- Не знаю, - тихо качаю головой.

Отчаянно надеюсь, что ничем себя не выдала. В тот момент, когда Александр Леонидович обрушил на меня новость, я по-прежнему изучала рисунок больничной плитки под ногами, поэтому он запросто мог и не заметить мою реакцию.

- Вас вроде бы тоже Дарья зовут, разве нет?

- Да, но я не помню никакого мужа, - понимаю плечами с деланным равнодушием.

- Ладно, разберемся... - недовольно фыркает грубиян и стремительно уходит, бросив напоследок через плечо: - И чтоб больше кормлений на койке я не видел!

Когда он скрывается за дверью, я едва нахожу в себе силы уложить неспокойного сына в люльку-каталку.

Потом снова вытягиваюсь на своей узкой постели и укачиваю его, толкая рукой туда-сюда. Прорвавшиеся-таки слезы судорожно и тихо глотаю, чтобы не потревожить чуткого малыша рыданиями.

- Ну как же так, милая, - расстроенно всплескивает руками моя санитарка Люся, вернувшаяся за ребенком. - Опять глазки на мокром месте! Болит, что ли, чего?

Я заставляю себя бледно улыбнуться и отвечаю уклончивой отмазкой:

- Да так... Александр Леонидович заходил, обругал за нарушение правил кормления.
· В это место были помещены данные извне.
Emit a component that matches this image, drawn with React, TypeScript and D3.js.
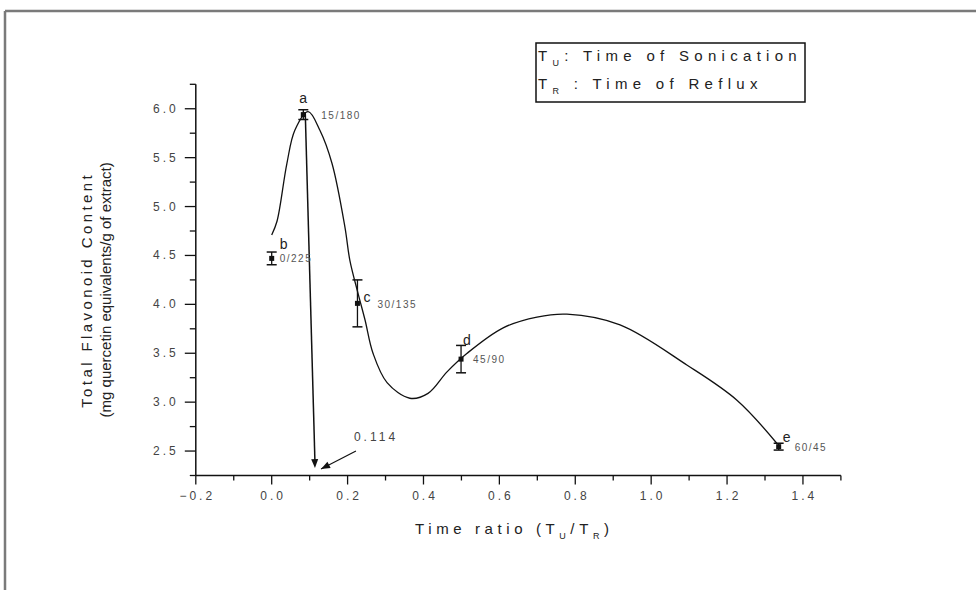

Сказал, что лежа кормить нельзя...

- Ох, Дашенька, да не принимай его так близко к сердцу, - шепчет Люся приглушенно. - Ты в своем праве на первых-то кормлениях! Просто он у нас грубиян, каких поискать, страсть какой озлобленный по жизни! Профдеформация у него, пациенток за людей не считает... всех рожениц, как беременную скотину на конвейере, пропускает через свои руки и не церемонится почти ни с кем. Если, конечно, особое отношение ему не проплатили заранее. Все на него жалуются... а толку? Стаж и связи решают всë. Заведующий отделением он у нас официальный, да еще и всем известный врач с положительным опытом самых сложных случаев в хирургической гинекологии и акушерстве... вот руководство и смотрит сквозь пальцы на его выкрутасы.
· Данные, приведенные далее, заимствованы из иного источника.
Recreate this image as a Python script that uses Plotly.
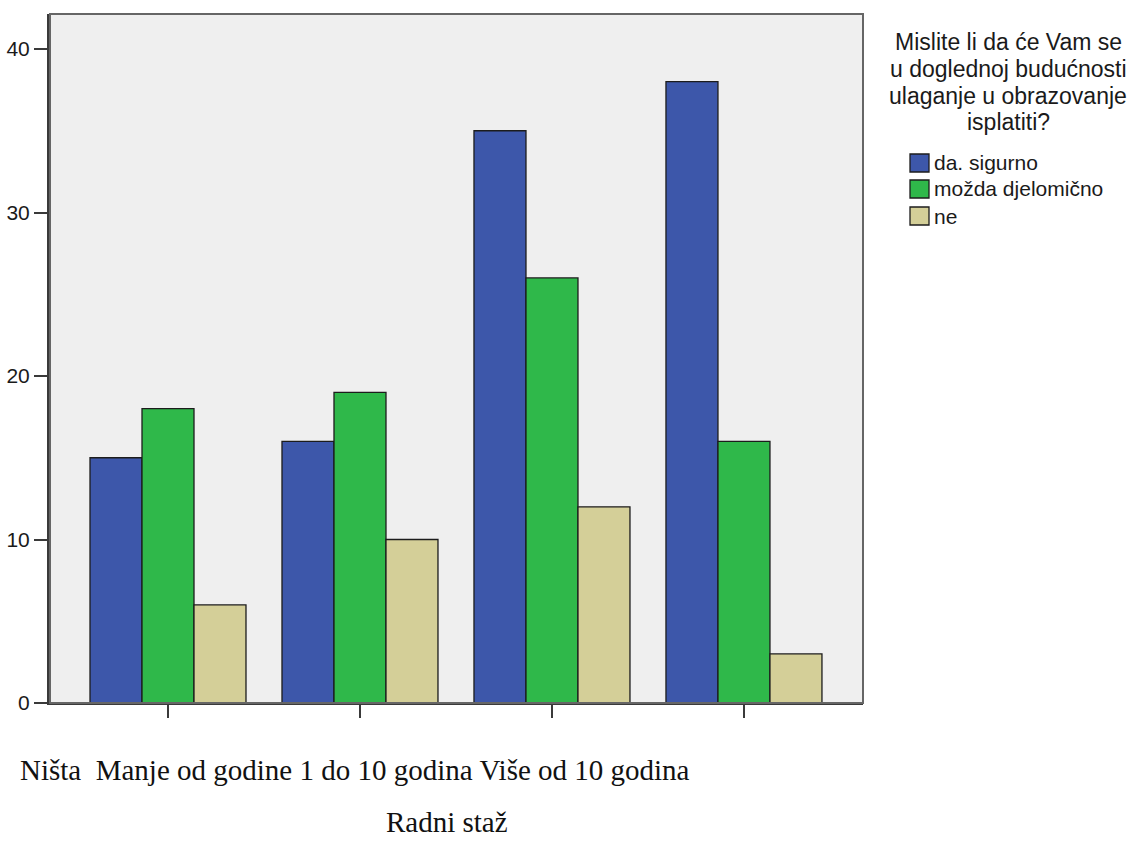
import plotly.graph_objects as go

# Radni staž categories and answer counts
categories = ["Ništa", "Manje od godine", "1 do 10 godina", "Više od 10 godina"]
series_names = ["da. sigurno", "možda djelomično", "ne"]
da_sigurno = [15, 16, 35, 38]
mozda_djelomicno = [18, 19, 26, 16]
ne = [6, 10, 12, 3]
y_ticks = [0, 10, 20, 30, 40]

legend_title = ["Mislite li da će Vam se", "u doglednoj budućnosti",
                "ulaganje u obrazovanje", "isplatiti?"]
x_axis_text = "Ništa \u00a0Manje od godine 1 do 10 godina Više od 10 godina"
x_axis_title = "Radni staž"

colors = ["#3d57aa", "#2fb84a", "#d4cf98"]
values = [da_sigurno, mozda_djelomicno, ne]

W, H = 1144, 853
L, R, T, B = 50, 281, 14, 150
plot_w = W - L - R
plot_h = H - T - B

def px_x(x):
    return (x - L) / plot_w

def px_y(y):
    return (H - B - y) / plot_h

SANS = "Liberation Sans, Arial, sans-serif"
SERIF = "Liberation Serif, Times New Roman, serif"

fig = go.Figure()
for name, vals, col in zip(series_names, values, colors):
    fig.add_trace(go.Bar(
        x=list(range(len(categories))), y=vals, name=name,
        marker=dict(color=col, line=dict(color="#1c1c1c", width=1.3)),
        showlegend=False,
    ))

fig.update_layout(
    width=W, height=H,
    margin=dict(l=L, r=R, t=T, b=B, pad=0, autoexpand=False),
    paper_bgcolor="white", plot_bgcolor="#efefef",
    barmode="group", bargap=0.1875, bargroupgap=0,
    font=dict(family=SANS, size=20, color="#1a1a1a"),
)
fig.update_xaxes(
    range=[-0.6146, 3.620], tickvals=list(range(len(categories))),
    showticklabels=False, ticks="outside", ticklen=13, tickwidth=2,
    tickcolor="#3a3a3a", showgrid=False, zeroline=False, automargin=False,
    showline=True, linecolor="#3a3a3a", linewidth=2,
)
fig.update_yaxes(
    range=[0, plot_h / 16.35], tickvals=y_ticks,
    ticks="outside", ticklen=13, tickwidth=2, tickcolor="#3a3a3a",
    tickfont=dict(family=SANS, size=21, color="#1a1a1a"),
    showgrid=False, zeroline=False, automargin=False,
    showline=True, linecolor="#3a3a3a", linewidth=3,
)

# frame around the plotting area
fig.add_shape(type="rect", xref="paper", yref="paper", x0=0, x1=1, y0=0, y1=1,
              line=dict(color="#666666", width=2), layer="above")

# legend title, one centred line at a time (tight line spacing)
title_y = [42, 69, 96, 122]
for line, yc in zip(legend_title, title_y):
    fig.add_annotation(
        xref="paper", yref="paper", x=px_x(1008), y=px_y(yc),
        text=line, showarrow=False, xanchor="center", yanchor="middle",
        font=dict(family=SANS, size=23, color="#1a1a1a"),
    )

# legend entries
item_y = [163, 189, 216]
for name, col, yc in zip(series_names, colors, item_y):
    fig.add_shape(type="rect", xref="paper", yref="paper",
                  x0=px_x(910), x1=px_x(929), y0=px_y(yc - 9), y1=px_y(yc + 9),
                  fillcolor=col, line=dict(color="#1c1c1c", width=1.3))
    fig.add_annotation(xref="paper", yref="paper", x=px_x(932), y=px_y(yc),
                       text=name, showarrow=False, xanchor="left", yanchor="middle",
                       font=dict(family=SANS, size=21, color="#1a1a1a"))

# category text and axis title below the chart
fig.add_annotation(xref="paper", yref="paper", x=px_x(18), y=px_y(770),
                   text=x_axis_text, showarrow=False, xanchor="left", yanchor="middle",
                   font=dict(family=SERIF, size=29, color="#111111"))
fig.add_annotation(xref="paper", yref="paper", x=px_x(384), y=px_y(822),
                   text=x_axis_title, showarrow=False, xanchor="left", yanchor="middle",
                   font=dict(family=SERIF, size=29, color="#111111"))

fig.write_html("out.html")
Я смотрю на искреннее лицо этой замечательной женщины, любуюсь уютными морщинками в уголках ее добрых глаз... и вдруг у меня появляется такое сильное желание поделиться с ней настоящей причиной своего горя, что сил нет сдерживать порыв истерзанной души.
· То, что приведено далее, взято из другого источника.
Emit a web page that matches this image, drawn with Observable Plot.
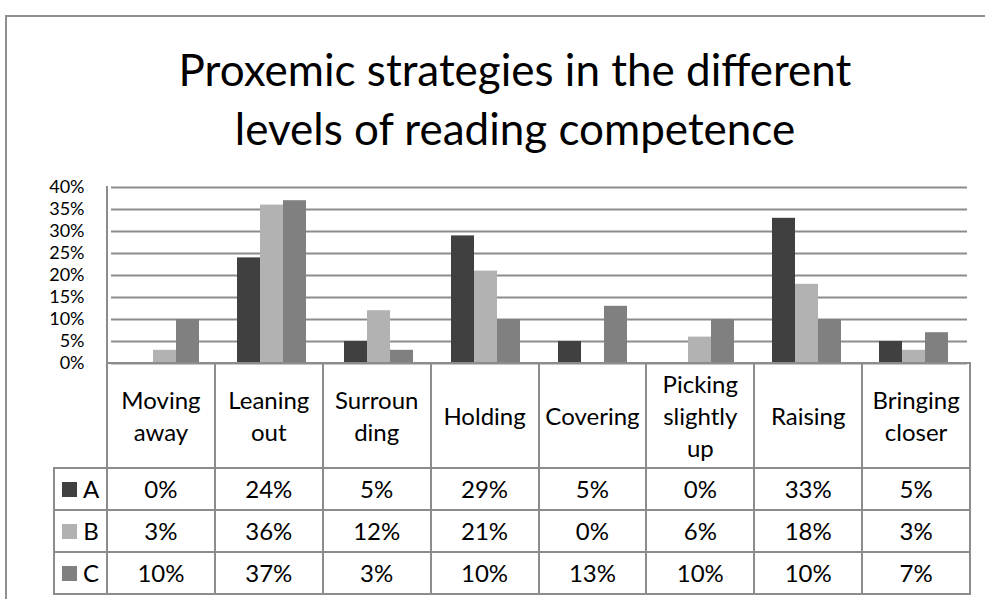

- Спасибо вам, Люся, - быстро сжимаю ее теплую руку. - Спасибо за то, что вы есть! Но знаете... на самом деле я тут не из-за вашего Александра Леонидовича расклеилась. Просто я вспомнила, что со мной было...

И, глубоко вздохнув, как перед прыжком в глубокий омут, без утайки вываливаю на нее всю тяжесть своего семейного апокалипсиса.

Она слушает меня молча и внимательно. Не перебивая, без лишних охов и ахов. И не задавая никаких вопросов. А когда я опустошенно умолкаю, говорит тихо:

- Понимаю тебя, милая. Понимаю, как никто другой. Сама в своей жизни пережила мужнино предательство... только не единожды он мне изменил. И всякий раз клялся-божился, что понял всë... что пожалел о том и будет верен.

- И вы его всегда прощали? - убито спрашиваю я.

- Один раз простила. Поверила... да и детки малые у нас были, боялась одна без поддержки остаться. А на второй раз молча на развод подала.

- Господи, вот как теперь вообще верить мужчинам?.. - Глаза снова жжет поступающими слезами. - Врут, как дышат!

Помолчав, Люся гладит меня по вздрагивающим плечами и вдруг сообщает:

- Самое страшное, что не врал он мне. Любил, как умел и не думал об измене... это чувствовалось. Я потом только, спустя годы, поняла, почему всë так случилось. Почему слово не сдержал свое... и как мог всë исправить. Но наше время уже ушло, да и Бог с ним.

- Почему, Люся? - сглатываю горечь. - Скажите мне! Что с этими любящими мужьями не так и как это можно исправить? Потому что я не понимаю, как можно любить человека и обманывать его за спиной так равнодушно и жестоко!